Do this:
Without the images, write out the whole listing exactly.

Data section:
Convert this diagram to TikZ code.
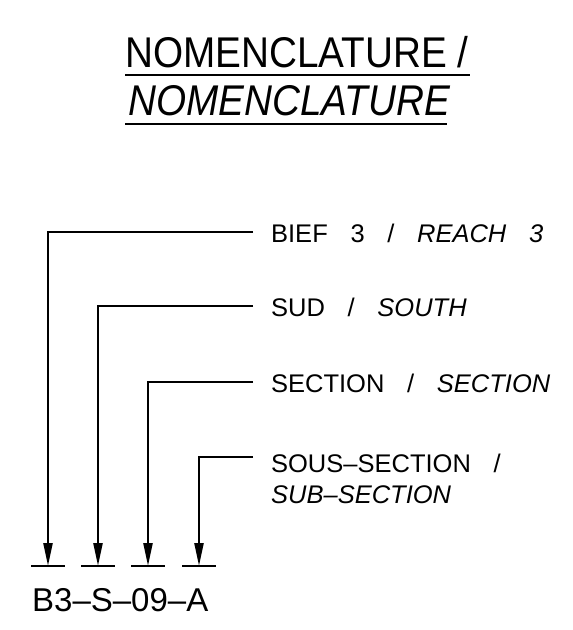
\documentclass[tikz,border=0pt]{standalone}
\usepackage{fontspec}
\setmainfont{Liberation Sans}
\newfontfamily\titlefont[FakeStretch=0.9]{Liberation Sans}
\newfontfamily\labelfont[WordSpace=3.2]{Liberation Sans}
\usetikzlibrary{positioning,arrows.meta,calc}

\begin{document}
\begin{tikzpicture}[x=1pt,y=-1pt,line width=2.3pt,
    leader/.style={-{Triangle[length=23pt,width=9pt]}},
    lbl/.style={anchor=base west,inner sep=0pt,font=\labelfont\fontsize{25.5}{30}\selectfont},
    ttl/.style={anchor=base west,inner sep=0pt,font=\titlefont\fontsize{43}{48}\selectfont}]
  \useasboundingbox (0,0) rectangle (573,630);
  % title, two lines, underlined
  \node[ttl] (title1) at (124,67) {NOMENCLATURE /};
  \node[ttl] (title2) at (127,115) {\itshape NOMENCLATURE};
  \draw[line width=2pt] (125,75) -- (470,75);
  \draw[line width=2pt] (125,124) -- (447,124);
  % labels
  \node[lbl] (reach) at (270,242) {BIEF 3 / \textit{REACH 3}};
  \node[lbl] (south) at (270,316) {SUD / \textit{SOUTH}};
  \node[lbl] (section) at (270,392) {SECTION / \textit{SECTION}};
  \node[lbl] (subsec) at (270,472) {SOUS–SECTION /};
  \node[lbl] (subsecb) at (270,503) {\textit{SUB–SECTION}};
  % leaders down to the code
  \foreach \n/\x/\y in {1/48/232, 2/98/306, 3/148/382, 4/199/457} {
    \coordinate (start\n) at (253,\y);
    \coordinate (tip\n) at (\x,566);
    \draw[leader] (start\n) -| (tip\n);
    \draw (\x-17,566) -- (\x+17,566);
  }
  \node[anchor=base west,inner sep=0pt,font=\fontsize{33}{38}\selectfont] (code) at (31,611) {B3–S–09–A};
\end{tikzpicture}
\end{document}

The completed task:
Convert this diagram to TikZ code.
\documentclass[tikz,border=0pt]{standalone}
\usepackage{fontspec}
\setmainfont{Liberation Sans}
\newfontfamily\titlefont[FakeStretch=0.9]{Liberation Sans}
\newfontfamily\labelfont[WordSpace=3.2]{Liberation Sans}
\usetikzlibrary{positioning,arrows.meta,calc}

\begin{document}
\begin{tikzpicture}[x=1pt,y=-1pt,line width=2.3pt,
    leader/.style={-{Triangle[length=23pt,width=9pt]}},
    lbl/.style={anchor=base west,inner sep=0pt,font=\labelfont\fontsize{25.5}{30}\selectfont},
    ttl/.style={anchor=base west,inner sep=0pt,font=\titlefont\fontsize{43}{48}\selectfont}]
  \useasboundingbox (0,0) rectangle (573,630);
  % title, two lines, underlined
  \node[ttl] (title1) at (124,67) {NOMENCLATURE /};
  \node[ttl] (title2) at (127,115) {\itshape NOMENCLATURE};
  \draw[line width=2pt] (125,75) -- (470,75);
  \draw[line width=2pt] (125,124) -- (447,124);
  % labels
  \node[lbl] (reach) at (270,242) {BIEF 3 / \textit{REACH 3}};
  \node[lbl] (south) at (270,316) {SUD / \textit{SOUTH}};
  \node[lbl] (section) at (270,392) {SECTION / \textit{SECTION}};
  \node[lbl] (subsec) at (270,472) {SOUS–SECTION /};
  \node[lbl] (subsecb) at (270,503) {\textit{SUB–SECTION}};
  % leaders down to the code
  \foreach \n/\x/\y in {1/48/232, 2/98/306, 3/148/382, 4/199/457} {
    \coordinate (start\n) at (253,\y);
    \coordinate (tip\n) at (\x,566);
    \draw[leader] (start\n) -| (tip\n);
    \draw (\x-17,566) -- (\x+17,566);
  }
  \node[anchor=base west,inner sep=0pt,font=\fontsize{33}{38}\selectfont] (code) at (31,611) {B3–S–09–A};
\end{tikzpicture}
\end{document}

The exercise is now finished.